The Google of China is releasing earnings after the bell today and analyst expectations are low. Baidu (BIDU - Free Report) continues to disappoint investors with shares having lost more than 53% of their value over the past 52-weeks. Could this earnings mark the end of shareholder suffering?
Earnings estimates for Baidu have dropped significantly over the past 3 months. Full-year EPS projections have fallen 34%, 2020 estimates fell 31%, and 2021 estimates have fallen 38%.
BIDU analysts are estimating a Q2 EPS of $0.94 on $3.77 billion in sales, which would represent declines of 70.4% and 4% respectively. Analysts are projecting the worst June quarter EPS for as far back as I can see (2012).

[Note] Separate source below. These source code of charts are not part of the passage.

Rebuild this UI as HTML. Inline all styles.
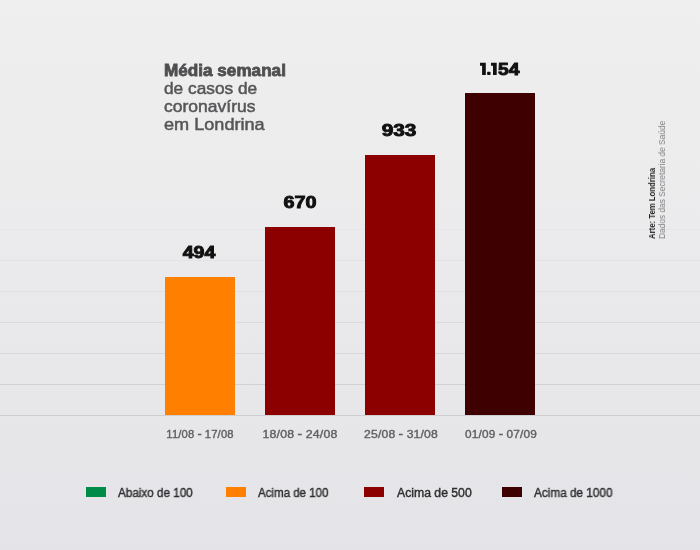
<!DOCTYPE html>
<html><head><meta charset="utf-8">
<style>
html,body{margin:0;padding:0;}
body{width:700px;height:550px;overflow:hidden;position:relative;font-family:"Liberation Sans",sans-serif;
background:linear-gradient(180deg,#efefef 0%,#eaeaec 50%,#e4e4e8 100%);}
.g{position:absolute;left:0;width:700px;height:1px;}
.bar{position:absolute;width:70px;}
.val{position:absolute;width:110px;text-align:center;font-weight:bold;font-size:16px;line-height:17px;color:#111;
 transform:scaleX(1.32);transform-origin:50% 50%;-webkit-text-stroke:0.9px #111;white-space:nowrap;will-change:transform;}
.xl{will-change:transform;position:absolute;width:110px;text-align:center;font-size:10px;line-height:12px;color:#606062;-webkit-text-stroke:0.35px #606062;white-space:nowrap;letter-spacing:0.15px;}
.hy{position:relative;top:-0.8px;-webkit-text-stroke:0.7px #606062;}
.sw{position:absolute;top:487px;width:20px;height:10px;}
.lg{will-change:transform;transform-origin:0 50%;position:absolute;top:485.8px;font-size:12px;line-height:14px;color:#2e2e30;white-space:nowrap;-webkit-text-stroke:0.4px #2e2e30;}
.title{position:absolute;left:164px;top:61.5px;font-size:17px;line-height:17.9px;color:#565658;-webkit-text-stroke:0.5px #565658;white-space:nowrap;will-change:transform;}
.title span{display:block;transform-origin:0 50%;height:17.9px;}
.title b{color:#4f4f51;-webkit-text-stroke:0.8px #4f4f51;}
.rot{position:absolute;white-space:nowrap;transform-origin:0 0;transform:rotate(-90deg);font-size:9px;line-height:9px;will-change:transform;}
</style></head><body>
<!-- gridlines -->
<div class="g" style="top:415px;background:#cfcfd2"></div>
<div class="g" style="top:384px;background:#d3d3d6"></div>
<div class="g" style="top:353px;background:#d7d7da"></div>
<div class="g" style="top:322px;background:#dbdbde"></div>
<div class="g" style="top:291px;background:#dfdfe1"></div>
<div class="g" style="top:260px;background:#e3e3e5"></div>
<div class="g" style="top:229px;background:#e7e7e9"></div>
<div class="g" style="top:198px;background:#eaeaec"></div>

<!-- bars -->
<div class="bar" style="left:165px;top:277px;height:138px;background:#ff8000"></div>
<div class="bar" style="left:265px;top:227px;height:188px;background:#8c0000"></div>
<div class="bar" style="left:365px;top:155px;height:260px;background:#8c0000"></div>
<div class="bar" style="left:465px;top:93px;height:322px;background:#3e0000"></div>

<!-- values -->
<div class="val" style="left:143.6px;top:244px;transform:scaleX(1.22)">494</div>
<div class="val" style="left:245.1px;top:194px;transform:scaleX(1.235)">670</div>
<div class="val" style="left:344px;top:122px;transform:scaleX(1.30)">933</div>
<svg style="position:absolute;left:478px;top:60px" width="22" height="18" viewBox="478 60 22 18"><g fill="#111"><path d="M480 62.8H485.8V75H482.1V65.8H480Z"/><rect x="487.1" y="71.8" width="3.5" height="3.2" rx="0.9"/><path d="M491 62.8H496.7V75H493V65.8H491Z"/></g></svg>
<div class="val" style="left:497.8px;top:60.5px;width:auto;text-align:left;transform-origin:0 50%;transform:scaleX(1.20)">54</div>

<!-- title -->
<div class="title"><span style="transform:scaleX(1.008)"><b>Média semanal</b></span><span style="transform:scaleX(1.016)">de casos de</span><span style="transform:scaleX(1.03)">coronavírus</span><span style="transform:scaleX(1.065)">em Londrina</span></div>

<!-- x labels -->
<div class="xl" style="left:144.8px;top:429px;transform:scaleX(1.12)">11/08 <span class="hy">-</span> 17/08</div>
<div class="xl" style="left:244.8px;top:429px;transform:scaleX(1.23)">18/08 <span class="hy">-</span> 24/08</div>
<div class="xl" style="left:345.6px;top:429px;transform:scaleX(1.215)">25/08 <span class="hy">-</span> 31/08</div>
<div class="xl" style="left:446.3px;top:429px;transform:scaleX(1.18)">01/09 <span class="hy">-</span> 07/09</div>

<!-- legend -->
<div class="sw" style="left:86px;background:#008c46"></div>
<div class="lg" style="left:118.4px;transform:scaleX(0.974)">Abaixo de 100</div>
<div class="sw" style="left:226px;background:#ff8000"></div>
<div class="lg" style="left:258.4px;transform:scaleX(0.96)">Acima de 100</div>
<div class="sw" style="left:364px;background:#8c0000"></div>
<div class="lg" style="left:396.6px;transform:scaleX(1.018)">Acima de 500</div>
<div class="sw" style="left:502px;background:#3e0000"></div>
<div class="lg" style="left:534.4px;transform:scaleX(0.98)">Acima de 1000</div>

<!-- credits -->
<div class="rot" style="left:647.5px;top:239.2px;font-weight:bold;color:#222;transform:rotate(-90deg) scaleX(0.864)">Arte: Tem Londrina</div>
<div class="rot" style="left:658.3px;top:238.7px;color:#808082;transform:rotate(-90deg) scaleX(0.927)">Dados das Secretaria de Saúde</div>
</body></html>
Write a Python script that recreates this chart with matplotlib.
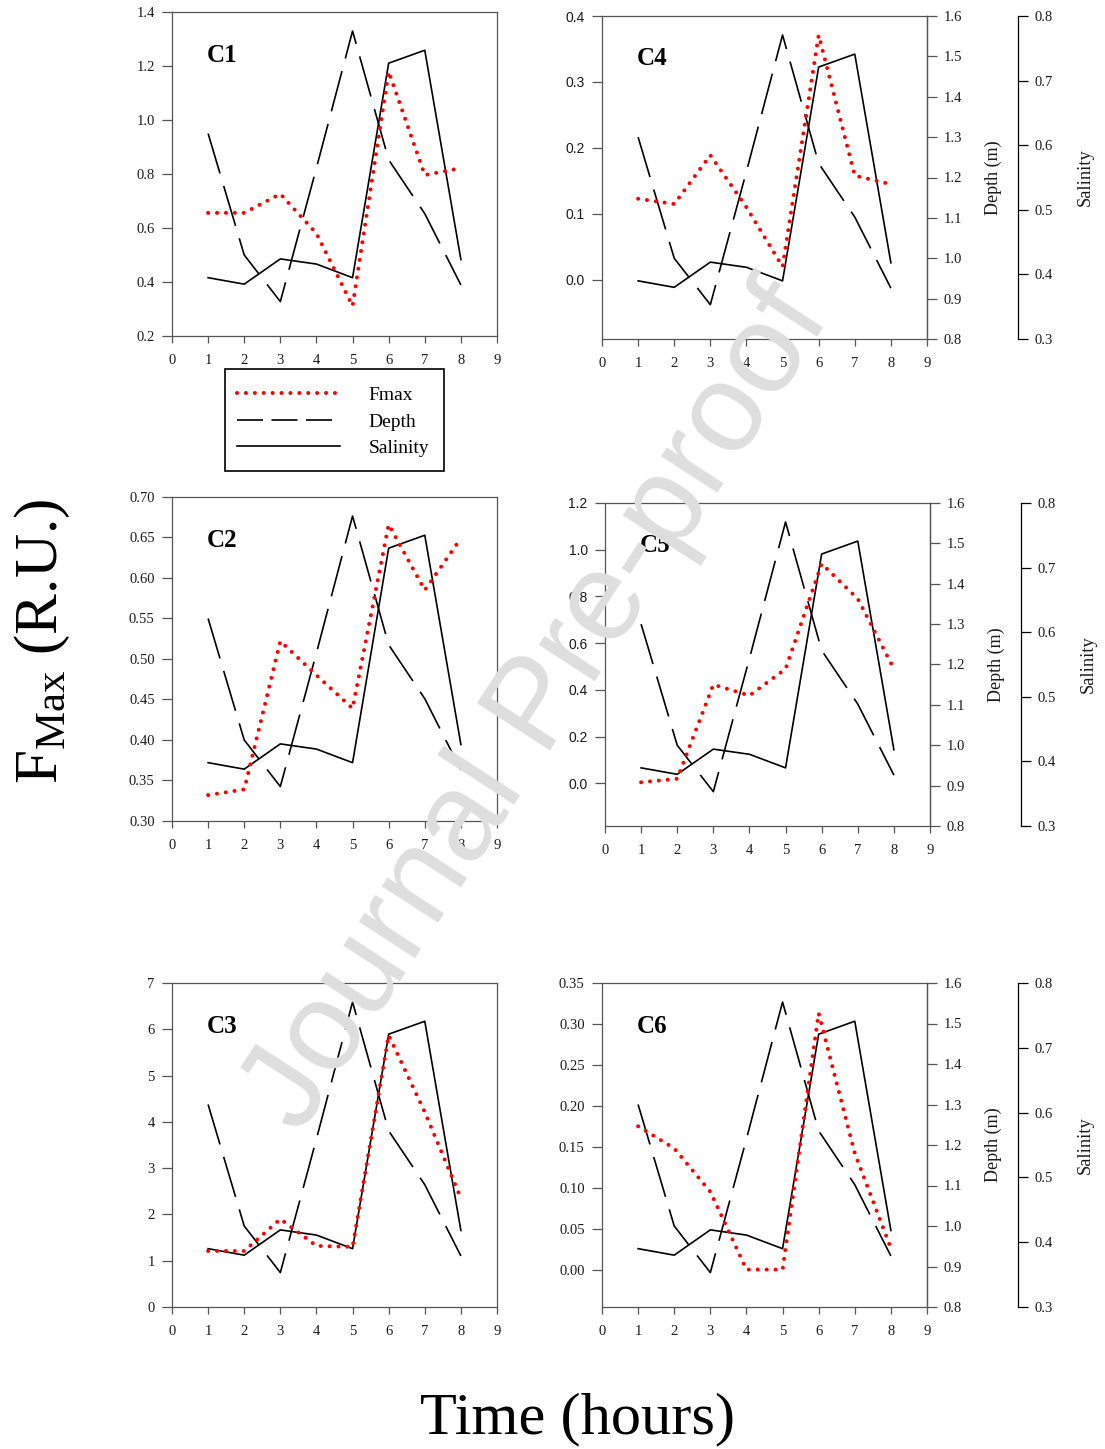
import matplotlib
matplotlib.use('Agg')
import matplotlib.pyplot as plt
from matplotlib.lines import Line2D
from matplotlib.patches import Rectangle
from matplotlib.ticker import FormatStrFormatter

plt.rcParams['font.family'] = ['Liberation Serif', 'DejaVu Serif']
plt.rcParams['mathtext.fontset'] = 'custom'
plt.rcParams['mathtext.rm'] = 'Liberation Serif'
plt.rcParams['mathtext.it'] = 'Liberation Serif:italic'
plt.rcParams['mathtext.bf'] = 'Liberation Serif:bold'

W, H = 1105, 1449

# ---------------- data ----------------
hours = [1, 2, 3, 4, 5, 6, 7, 8]
depth = [1.30, 1.00, 0.885, 1.215, 1.553, 1.235, 1.102, 0.926]
salinity = [0.390, 0.380, 0.419, 0.411, 0.390, 0.721, 0.741, 0.418]

fmax_c1 = [0.656, 0.656, 0.726, 0.580, 0.311, 1.179, 0.796, 0.822]
fmax_c2 = [0.332, 0.339, 0.522, 0.480, 0.439, 0.666, 0.585, 0.649]
fmax_c3 = [1.21, 1.21, 1.90, 1.32, 1.30, 5.87, 4.21, 2.35]
fmax_c4 = [0.123, 0.115, 0.189, 0.110, 0.020, 0.371, 0.158, 0.145]
fmax_c5 = [0.005, 0.020, 0.423, 0.376, 0.490, 0.940, 0.790, 0.490]
fmax_c6 = [0.175, 0.148, 0.095, 0.000, 0.000, 0.313, 0.142, 0.026]

x_ticks = [0, 1, 2, 3, 4, 5, 6, 7, 8, 9]
depth_ticks = [0.8, 0.9, 1.0, 1.1, 1.2, 1.3, 1.4, 1.5, 1.6]
sal_ticks = [0.3, 0.4, 0.5, 0.6, 0.7, 0.8]
ticks_c1 = [0.2, 0.4, 0.6, 0.8, 1.0, 1.2, 1.4]
ticks_c2 = [0.30, 0.35, 0.40, 0.45, 0.50, 0.55, 0.60, 0.65, 0.70]
ticks_c3 = [0, 1, 2, 3, 4, 5, 6, 7]
ticks_c4 = [0.0, 0.1, 0.2, 0.3, 0.4]
ticks_c5 = [0.0, 0.2, 0.4, 0.6, 0.8, 1.0, 1.2]
ticks_c6 = [0.00, 0.05, 0.10, 0.15, 0.20, 0.25, 0.30, 0.35]
panel_names = ['C1', 'C2', 'C3', 'C4', 'C5', 'C6']
legend_labels = ['Fmax', 'Depth', 'Salinity']

# ---------------- styles ----------------
SPINE = '#555555'
TXT = '#1a1a1a'
RED = '#ff0000'
DOT = dict(color=RED, lw=2.9, ls=(0, (0.01, 2.2)), dash_capstyle='round')
DASH = dict(color='black', lw=1.2, ls=(0, (25, 7.8)))
SOLID = dict(color='black', lw=1.2)


def px_rect(x0, x1, y0, y1):
    return [x0 / W, 1 - y1 / H, (x1 - x0) / W, (y1 - y0) / H]


fig = plt.figure(figsize=(W / 100, H / 100), dpi=100)

panels = [
    dict(name=panel_names[0], f=fmax_c1, rect=(172, 497, 12, 336), ylim=(0.2, 1.4), ticks=ticks_c1, fmt='%.1f', right=False, sans=False),
    dict(name=panel_names[1], f=fmax_c2, rect=(172, 497, 497, 821), ylim=(0.30, 0.70), ticks=ticks_c2, fmt='%.2f', right=False, sans=False),
    dict(name=panel_names[2], f=fmax_c3, rect=(172, 497, 983, 1307), ylim=(0, 7), ticks=ticks_c3, fmt='%d', right=False, sans=False),
    dict(name=panel_names[3], f=fmax_c4, rect=(602, 927, 16, 339), ylim=(-0.0896, 0.4), ticks=ticks_c4, fmt='%.1f', right=True, sans=True),
    dict(name=panel_names[4], f=fmax_c5, rect=(605, 930, 503, 826), ylim=(-0.182, 1.2), ticks=ticks_c5, fmt='%.1f', right=True, sans=True),
    dict(name=panel_names[5], f=fmax_c6, rect=(602, 927, 983, 1307), ylim=(-0.0457, 0.35), ticks=ticks_c6, fmt='%.2f', right=True, sans=False),
]

for p in panels:
    x0, x1, y0, y1 = p['rect']
    ax = fig.add_axes(px_rect(x0, x1, y0, y1))
    axd = ax.twinx()
    axs = ax.twinx()
    ax.set_zorder(3)
    ax.patch.set_visible(False)

    axd.plot(hours, depth, **DASH)
    axd.set_ylim(0.8, 1.6)
    axs.plot(hours, salinity, **SOLID)
    axs.set_ylim(0.3, 0.8)
    ax.plot(hours, p['f'], **DOT)

    ax.set_xlim(0, 9)
    ax.set_ylim(*p['ylim'])
    ax.set_xticks(x_ticks)
    ax.set_yticks(p['ticks'])
    ax.yaxis.set_major_formatter(FormatStrFormatter(p['fmt']))
    for s in ax.spines.values():
        s.set_color(SPINE)
        s.set_linewidth(0.9)
    ax.tick_params(axis='y', direction='out', length=7, width=0.9, pad=5.5,
                   color=SPINE, labelcolor=TXT, labelsize=10.5 if not p['sans'] else 10)
    ax.tick_params(axis='x', direction='out', length=5, width=0.9, pad=8,
                   color=SPINE, labelcolor=TXT, labelsize=10.5)
    if p['sans']:
        for lab in ax.get_yticklabels():
            lab.set_fontfamily('Liberation Sans')

    if p['right']:
        axd.set_yticks(depth_ticks)
        axd.yaxis.set_major_formatter(FormatStrFormatter('%.1f'))
        axd.tick_params(axis='y', direction='out', length=7, width=0.9, pad=5,
                        color=SPINE, labelcolor=TXT, labelsize=10.5)
        for k in ['top', 'bottom', 'left']:
            axd.spines[k].set_visible(False)
        axd.spines['right'].set_color(SPINE)
        axd.spines['right'].set_linewidth(0.9)

        axs.set_yticks(sal_ticks)
        axs.yaxis.set_major_formatter(FormatStrFormatter('%.1f'))
        axs.spines['right'].set_position(('outward', 91 * 0.72))
        for k in ['top', 'bottom', 'left']:
            axs.spines[k].set_visible(False)
        axs.spines['right'].set_color('black')
        axs.spines['right'].set_linewidth(0.9)
        axs.tick_params(axis='y', direction='out', length=7, width=0.9, pad=5,
                        color='black', labelcolor=TXT, labelsize=10.5)
        yc = (y0 + y1) / 2
        fig.text((x1 + 66) / W, 1 - yc / H, 'Depth (m)', rotation=90, fontsize=13,
                 ha='center', va='center', color=TXT)
        fig.text((x1 + 158) / W, 1 - yc / H, 'Salinity', rotation=90, fontsize=13.3,
                 ha='center', va='center', color=TXT)
    else:
        for a in (axd, axs):
            a.set_yticks([])
            for s in a.spines.values():
                s.set_visible(False)

    ax.text(0.108, 0.867, p['name'], transform=ax.transAxes, fontsize=18,
            fontweight='bold', ha='left', va='center', color='black')

# ---------------- legend ----------------
handles = [Line2D([], [], **DOT),
           Line2D([], [], color='black', lw=1.2, ls=(0, (15.6, 5.1))),
           Line2D([], [], **SOLID)]
leg = fig.legend(handles, legend_labels, loc='upper left',
                 bbox_to_anchor=(225 / W, 1 - 375 / H), borderaxespad=0,
                 frameon=False, fontsize=14, handlelength=5.3,
                 handletextpad=1.5, borderpad=0.6, labelspacing=0.45)
fig.patches.append(Rectangle((225 / W, 1 - 471 / H), 219 / W, 102 / H,
                             transform=fig.transFigure, fill=False,
                             edgecolor='black', lw=1.2))

# ---------------- big labels ----------------
fig.text(57 / W, 1 - 641 / H, r'F$_{\mathrm{Max}}$ (R.U.)', rotation=90, fontsize=44,
         ha='center', va='baseline', rotation_mode='anchor', color='black')
fig.text(578 / W, 1 - 1433 / H, 'Time (hours)', fontsize=43.5, ha='center',
         va='baseline', color='black')

# ---------------- watermark ----------------
fig.text(538 / W, 1 - 708 / H, 'Journal Pre-proof', rotation=57, fontsize=91,
         family='Liberation Sans', color='#dedede', ha='center', va='center',
         rotation_mode='anchor', zorder=10)

fig.savefig('out.png', dpi=100)
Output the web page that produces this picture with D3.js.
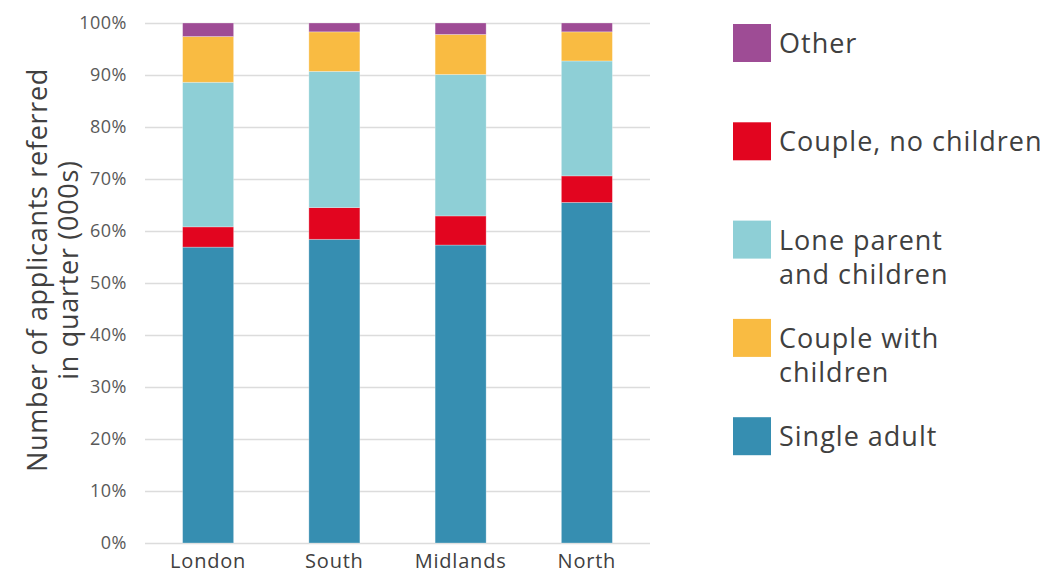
<!DOCTYPE html>
<html>
<head>
<meta charset="utf-8">
<script src="https://cdn.jsdelivr.net/npm/d3@7"></script>
<style>
  body { margin: 0; background: #fff; }
  text { font-family: "Open Sans", Lato, sans-serif; }
</style>
</head>
<body>
<div id="chart"></div>
<script>
// regions along the x axis
var regions = ['London', 'South', 'Midlands', 'North'];

// series, bottom to top (percent of applicants)
var singleAdult   = [56.9, 58.4, 57.3, 65.5];
var coupleNoKids  = [3.9, 6.1, 5.6, 5.1];
var loneParent    = [27.8, 26.2, 27.2, 22.1];
var coupleWithKids = [8.8, 7.6, 7.7, 5.6];
var other         = [2.6, 1.7, 2.2, 1.7];

var seriesNames = ['Single adult', 'Couple, no children', 'Lone parent and children', 'Couple with children', 'Other'];
var seriesColors = ['#368eb1', '#e2051f', '#8ecfd6', '#f9bb42', '#9e4c95'];
var yTicks = [0, 10, 20, 30, 40, 50, 60, 70, 80, 90, 100];

// legend labels, top to bottom, broken into lines like the original
var legendLabels = [['Other'], ['Couple, no children'], ['Lone parent', 'and children'], ['Couple with', 'children'], ['Single adult']];
var legendColors = ['#9e4c95', '#e2051f', '#8ecfd6', '#f9bb42', '#368eb1'];

var width = 1045, height = 573;
var margin = { left: 145, right: 395, top: 23, bottom: 30 };

var svg = d3.select('#chart').append('svg')
  .attr('width', width)
  .attr('height', height);

var rows = regions.map(function (r, i) {
  return {
    region: r,
    s0: singleAdult[i], s1: coupleNoKids[i], s2: loneParent[i], s3: coupleWithKids[i], s4: other[i]
  };
});
var keys = ['s0', 's1', 's2', 's3', 's4'];
var stacked = d3.stack().keys(keys)(rows);

var x = d3.scaleBand()
  .domain(regions)
  .range([margin.left, width - margin.right])
  .paddingInner(0.596)
  .paddingOuter(0.298);

var y = d3.scaleLinear()
  .domain([0, 100])
  .range([height - margin.bottom, margin.top]);

// gridlines
svg.append('g').selectAll('line')
  .data(yTicks)
  .enter().append('line')
  .attr('x1', margin.left)
  .attr('x2', width - margin.right)
  .attr('y1', function (d) { return Math.round(y(d)) + 0.5; })
  .attr('y2', function (d) { return Math.round(y(d)) + 0.5; })
  .attr('stroke', '#dcdcdc')
  .attr('stroke-width', 1.5);

// y tick labels
svg.append('g').selectAll('text')
  .data(yTicks)
  .enter().append('text')
  .attr('x', 127)
  .attr('y', function (d) { return y(d); })
  .attr('dy', '0.35em')
  .attr('text-anchor', 'end')
  .attr('font-size', 18)
  .attr('letter-spacing', 0.5)
  .attr('fill', '#595959')
  .text(function (d) { return d + '%'; });

// bars
svg.append('g').selectAll('g')
  .data(stacked)
  .enter().append('g')
  .attr('fill', function (d, i) { return seriesColors[i]; })
  .selectAll('rect')
  .data(function (d) { return d; })
  .enter().append('rect')
  .attr('x', function (d) { return x(d.data.region); })
  .attr('width', x.bandwidth())
  .attr('y', function (d) { return y(d[1]); })
  .attr('height', function (d) { return y(d[0]) - y(d[1]); })
  .attr('stroke', '#ffffff')
  .attr('stroke-opacity', 0.35)
  .attr('stroke-width', 0.8);

// x labels
svg.append('g').selectAll('text')
  .data(regions)
  .enter().append('text')
  .attr('x', function (d) { return x(d) + x.bandwidth() / 2; })
  .attr('y', 568)
  .attr('text-anchor', 'middle')
  .attr('font-size', 20)
  .attr('letter-spacing', 0.8)
  .attr('fill', '#404040')
  .text(function (d) { return d; });

// axis title
var title = svg.append('text')
  .attr('transform', 'translate(47,270) rotate(-90)')
  .attr('text-anchor', 'middle')
  .attr('font-size', 27)
  .attr('letter-spacing', 0.7)
  .attr('fill', '#404040');
title.append('tspan').attr('x', 0).attr('dy', 0).text('Number of applicants referred');
title.append('tspan').attr('x', 0).attr('dy', 31).text('in quarter (000s)');

// legend
var legend = svg.append('g').selectAll('g')
  .data(legendLabels)
  .enter().append('g')
  .attr('transform', function (d, i) { return 'translate(733,' + (24 + i * 98.3) + ')'; });

legend.append('rect')
  .attr('width', 38)
  .attr('height', 38)
  .attr('fill', function (d, i) { return legendColors[i]; });

legend.append('text')
  .attr('font-size', 27)
  .attr('letter-spacing', 1)
  .attr('fill', '#404040')
  .selectAll('tspan')
  .data(function (d) { return d; })
  .enter().append('tspan')
  .attr('x', 46)
  .attr('y', function (d, i) { return 29 + i * 34; })
  .text(function (d) { return d; });
</script>
</body>
</html>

BIDU is a big mover on quarterly reports with an average share price movement of 8.2% following the last 8 releases. 4 out of the 8 quarterly releases have resulted in negative price action with 3 out of the last 4 reports causing the share price to slide.
China’s tech powerhouses include Baidu, Alibaba (BABA - Free Report) , and Tencent (TCEHY - Free Report) spelling out the acronym BAT. Baidu is slowly losing its place with China’s tech defining names. BIDU has lost $65 billion in market value since its peak last year and continues to fall having a market cap of only $33 billion compared to the $400+ billion market cap that both BABA and TCEHY boast. Below illustrates BAT’s performance since the beginning of 2019.
Baidu had experienced a near-monopoly in China’s search engine market when Google departed China in 2010 due to government censorship. BIDU shares soared over 650% into mid-2018. These returns began to retreat once competition started seeping its way into Baidu’s market share.
Baidu still has the majority of the search engine market share in China, but the steep competition is taking a toll on the firm’s ability to profit. The saturating space is causing advertising pricing pressures and deteriorating the business’s margins.
Baidu is scrambling to broaden its mobile product offering as other firms fill in the cracks in China’s social media markets.
Baidu is shifting its focus to AI. Baidu CEO Robin Li commented on its AI segment in last quarter’s earnings saying, “we are leveraging Baidu AI to provide enterprise solutions to businesses and local governments, which significantly expands our total addressable market (TAM).” It might be sometime before its AI initiatives can be monetized. Baidu’s AI investment is a long-term play that could expand its TAM to trillions if they are able to properly execute in high demand categories.
IQiyi (IQ - Free Report) is Baidu’s video streaming platform and is currently China’s largest video streaming service in China. This subsidiary was created 9 years ago and went public in the US last year, separately from Baidu.
IQiyi has yet to see a profit as costs rise faster than revenues Some analysts are projecting an inability for IQ ever to turn a profit. The structural differences between iQiyi and video streaming services in the US make this subsidiary challenging to value.
Baidu’s earnings this evening could be pivotal for the firm as investors evaluate whether Baidu can revitalize grow and remain profitable. Look margin expansions as well as upwardly adjusted management guidance to drive BIDU’s share price. More color on the AI business and when it expects monetization to occur could be a game-changer for shareholders.